Wasn’t one of the benefits of electronics to make our lives easier to manage, bring us closer to one and enhance our quality of life? I can’t image that staring at a phone or computer for hours on end will enhance our relationships or family life to a great degree.
When I go out to eat, I love to watch others. I enjoy watching couples and families who are communicating without their devices in hand. One young girl was telling her mom about the picture she drew at school. The teacher held it up for the class to see. The girl looked at her mom who told her how proud she was of her. The girl’s look of delight was priceless. You can’t text that.
Another time I saw an elderly couple eating together. There was no cellphone between them. Not many words were spoken, but they were communicating. He said a few words and smiled at her. His smile brought a smile to her face and they laughed about it. Twitter can’t do that.
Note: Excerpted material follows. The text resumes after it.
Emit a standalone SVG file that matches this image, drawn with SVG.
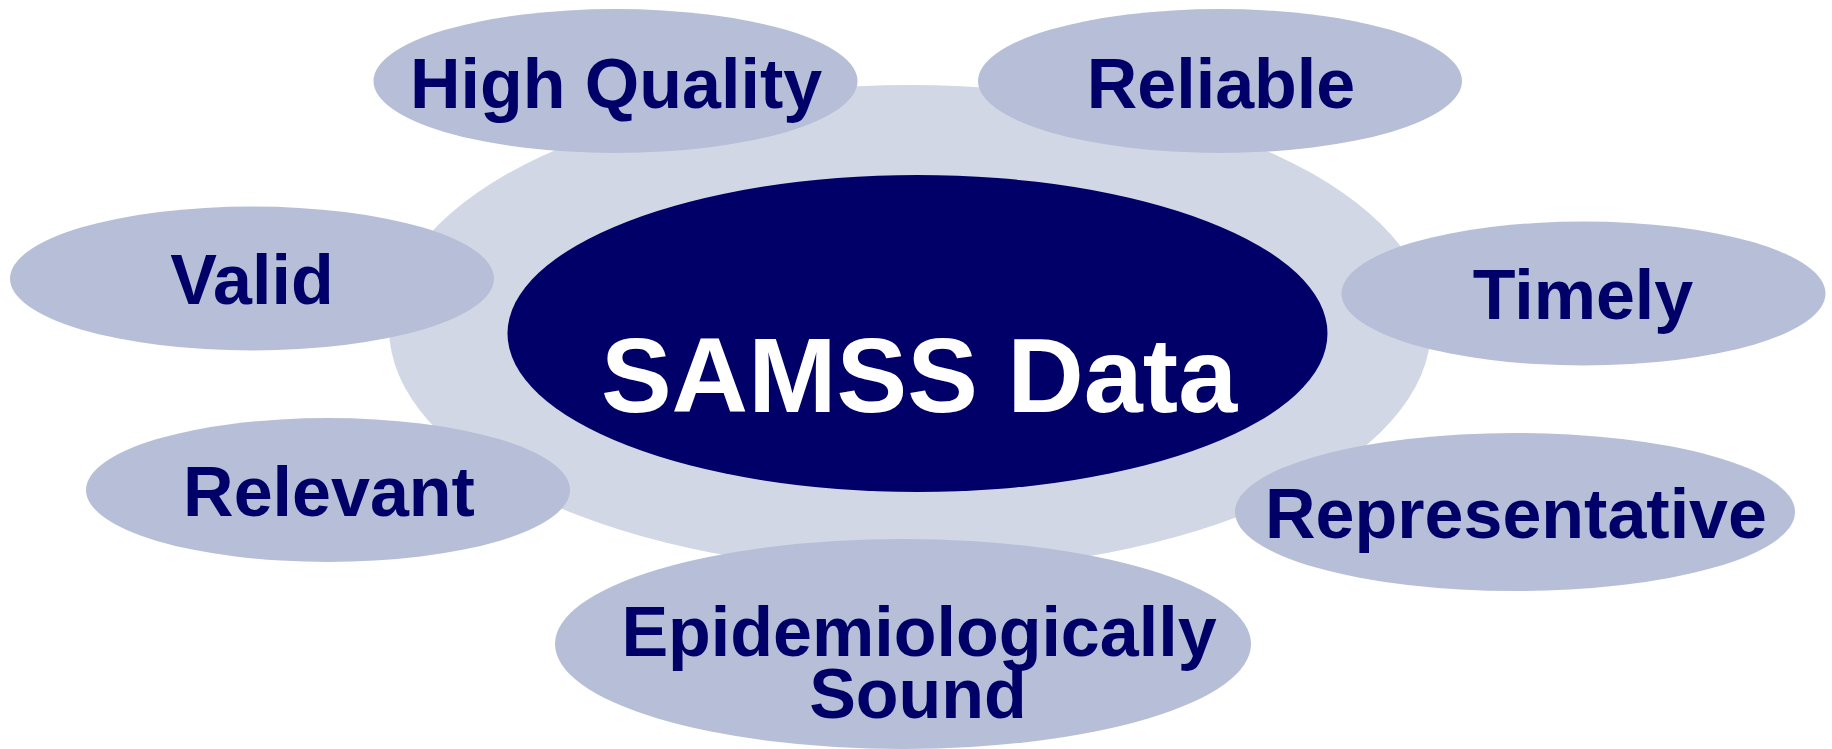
<svg xmlns="http://www.w3.org/2000/svg" width="1832" height="749" viewBox="0 0 1832 749">
  <style>
    .sat { fill: #B6BFD7; }
    .lbl { font-family: "Liberation Sans", Arial, sans-serif; font-weight: bold; font-size: 70px; fill: #000068; text-anchor: middle; }
    .core-lbl { font-family: "Liberation Sans", Arial, sans-serif; font-weight: bold; font-size: 106px; fill: #FFFFFF; text-anchor: middle; }
  </style>
  <rect width="1832" height="749" fill="#FFFFFF"/>

  <!-- halo behind the core -->
  <g id="halo">
    <ellipse cx="910" cy="328" rx="521" ry="243" fill="#D1D7E5"/>
  </g>

  <!-- core -->
  <g id="samss-data">
    <ellipse cx="917.5" cy="333.5" rx="410" ry="158.5" fill="#000068"/>
    <text class="core-lbl" x="919" y="412">SAMSS Data</text>
  </g>

  <!-- attributes -->
  <g id="high-quality">
    <ellipse class="sat" cx="615.5" cy="81" rx="242" ry="72"/>
    <text class="lbl" x="616" y="108">High Quality</text>
  </g>
  <g id="reliable">
    <ellipse class="sat" cx="1220" cy="81" rx="242" ry="72"/>
    <text class="lbl" x="1221" y="108">Reliable</text>
  </g>
  <g id="valid">
    <ellipse class="sat" cx="252" cy="278.5" rx="242" ry="72"/>
    <text class="lbl" x="252" y="304">Valid</text>
  </g>
  <g id="timely">
    <ellipse class="sat" cx="1583.5" cy="293.5" rx="242" ry="72"/>
    <text class="lbl" x="1583" y="319">Timely</text>
  </g>
  <g id="relevant">
    <ellipse class="sat" cx="328" cy="490" rx="242" ry="72"/>
    <text class="lbl" x="329" y="516">Relevant</text>
  </g>
  <g id="representative">
    <ellipse class="sat" cx="1515" cy="512" rx="280" ry="79"/>
    <text class="lbl" x="1516" y="538">Representative</text>
  </g>
  <g id="epidemiologically-sound">
    <ellipse class="sat" cx="903" cy="644" rx="348" ry="105"/>
    <text class="lbl"><tspan x="919" y="656">Epidemiologically</tspan><tspan x="918" y="718">Sound</tspan></text>
  </g>
</svg>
It is getting more common for me to see children and parents looking their phones rather than at each other. Couples are texting with one hand and eating with the other. I don’t see many smiles at those tables.
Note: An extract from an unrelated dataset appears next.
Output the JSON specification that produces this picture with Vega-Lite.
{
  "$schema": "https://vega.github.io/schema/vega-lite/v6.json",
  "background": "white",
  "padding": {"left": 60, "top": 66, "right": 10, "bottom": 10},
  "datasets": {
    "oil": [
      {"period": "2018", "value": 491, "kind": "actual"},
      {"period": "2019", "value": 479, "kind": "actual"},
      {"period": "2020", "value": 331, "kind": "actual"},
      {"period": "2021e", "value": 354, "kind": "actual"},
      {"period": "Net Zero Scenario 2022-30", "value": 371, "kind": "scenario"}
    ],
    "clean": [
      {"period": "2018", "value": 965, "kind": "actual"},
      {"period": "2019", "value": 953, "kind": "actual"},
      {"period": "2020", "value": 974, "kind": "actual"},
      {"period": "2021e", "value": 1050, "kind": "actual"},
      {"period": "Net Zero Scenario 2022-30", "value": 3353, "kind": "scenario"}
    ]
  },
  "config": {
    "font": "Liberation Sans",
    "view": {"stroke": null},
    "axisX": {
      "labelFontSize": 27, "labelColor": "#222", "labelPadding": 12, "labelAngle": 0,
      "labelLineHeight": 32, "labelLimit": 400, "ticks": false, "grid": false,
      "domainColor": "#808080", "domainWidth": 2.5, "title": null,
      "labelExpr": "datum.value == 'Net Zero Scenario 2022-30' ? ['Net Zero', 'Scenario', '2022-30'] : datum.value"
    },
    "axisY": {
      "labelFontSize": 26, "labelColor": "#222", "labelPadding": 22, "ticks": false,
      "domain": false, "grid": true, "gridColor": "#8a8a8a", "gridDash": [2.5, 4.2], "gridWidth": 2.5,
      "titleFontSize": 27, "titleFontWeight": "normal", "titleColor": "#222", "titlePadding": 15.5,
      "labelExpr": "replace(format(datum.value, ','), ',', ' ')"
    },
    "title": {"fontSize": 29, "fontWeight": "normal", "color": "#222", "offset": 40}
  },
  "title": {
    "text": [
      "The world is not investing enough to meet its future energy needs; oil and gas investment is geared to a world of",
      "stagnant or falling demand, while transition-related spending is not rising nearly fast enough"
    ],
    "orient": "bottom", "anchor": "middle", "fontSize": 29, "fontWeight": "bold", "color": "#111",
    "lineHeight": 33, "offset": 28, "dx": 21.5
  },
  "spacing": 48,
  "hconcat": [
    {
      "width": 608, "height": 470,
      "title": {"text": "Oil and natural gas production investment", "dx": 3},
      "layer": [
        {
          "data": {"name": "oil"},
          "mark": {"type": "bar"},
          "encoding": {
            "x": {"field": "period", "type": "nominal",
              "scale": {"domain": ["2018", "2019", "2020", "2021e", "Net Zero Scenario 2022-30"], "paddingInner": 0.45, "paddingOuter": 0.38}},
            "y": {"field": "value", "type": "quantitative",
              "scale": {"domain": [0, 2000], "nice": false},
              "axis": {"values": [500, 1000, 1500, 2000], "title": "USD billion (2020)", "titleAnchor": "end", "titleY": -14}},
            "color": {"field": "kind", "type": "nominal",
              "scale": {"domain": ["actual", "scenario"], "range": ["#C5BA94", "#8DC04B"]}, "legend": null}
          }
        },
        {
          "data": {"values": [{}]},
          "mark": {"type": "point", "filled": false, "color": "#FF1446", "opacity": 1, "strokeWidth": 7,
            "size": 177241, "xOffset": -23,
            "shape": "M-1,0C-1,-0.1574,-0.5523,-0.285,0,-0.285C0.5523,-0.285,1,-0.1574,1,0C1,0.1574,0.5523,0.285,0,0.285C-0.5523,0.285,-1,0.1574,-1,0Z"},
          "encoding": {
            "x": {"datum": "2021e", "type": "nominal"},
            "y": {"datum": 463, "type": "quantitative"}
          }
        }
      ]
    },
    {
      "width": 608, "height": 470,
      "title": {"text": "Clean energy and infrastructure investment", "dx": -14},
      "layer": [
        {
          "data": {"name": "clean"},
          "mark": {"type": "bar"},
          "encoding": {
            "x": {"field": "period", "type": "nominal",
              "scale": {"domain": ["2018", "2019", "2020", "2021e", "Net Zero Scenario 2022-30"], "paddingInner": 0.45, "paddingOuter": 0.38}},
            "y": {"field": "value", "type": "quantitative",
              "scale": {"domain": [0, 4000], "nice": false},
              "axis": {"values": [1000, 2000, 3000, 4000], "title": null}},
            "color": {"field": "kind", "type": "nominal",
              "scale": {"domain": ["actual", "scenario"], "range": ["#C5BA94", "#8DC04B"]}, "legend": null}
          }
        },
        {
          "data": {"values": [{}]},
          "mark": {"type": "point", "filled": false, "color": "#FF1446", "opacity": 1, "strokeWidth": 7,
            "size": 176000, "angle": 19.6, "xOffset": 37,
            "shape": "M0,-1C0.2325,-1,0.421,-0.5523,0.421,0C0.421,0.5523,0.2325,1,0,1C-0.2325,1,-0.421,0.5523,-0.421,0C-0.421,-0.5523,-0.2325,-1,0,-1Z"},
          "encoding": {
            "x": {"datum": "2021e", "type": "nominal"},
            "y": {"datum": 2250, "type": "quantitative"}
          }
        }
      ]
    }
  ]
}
I fear that face to face communication is becoming a lost art.
Try this and see how it works for you:
STOP – Set up times to put the devices aside, turn them off, out of eyesight.
LOOK – Look with your eyes at the person or people you are with. What is more important than looking into the eyes of a loved one: a child, a parent, your spouse or a friend?
LISTEN – Engage with your ears. Good communication requires the ability to truly listen to the other.
We all long to be heard and understood, to be thought of, and told so by those we love.
I end with this quote from John Mayer, “I wish I was the weather, you’d bring me up in conversation forever. And when it rained, I’d be talked about all day.”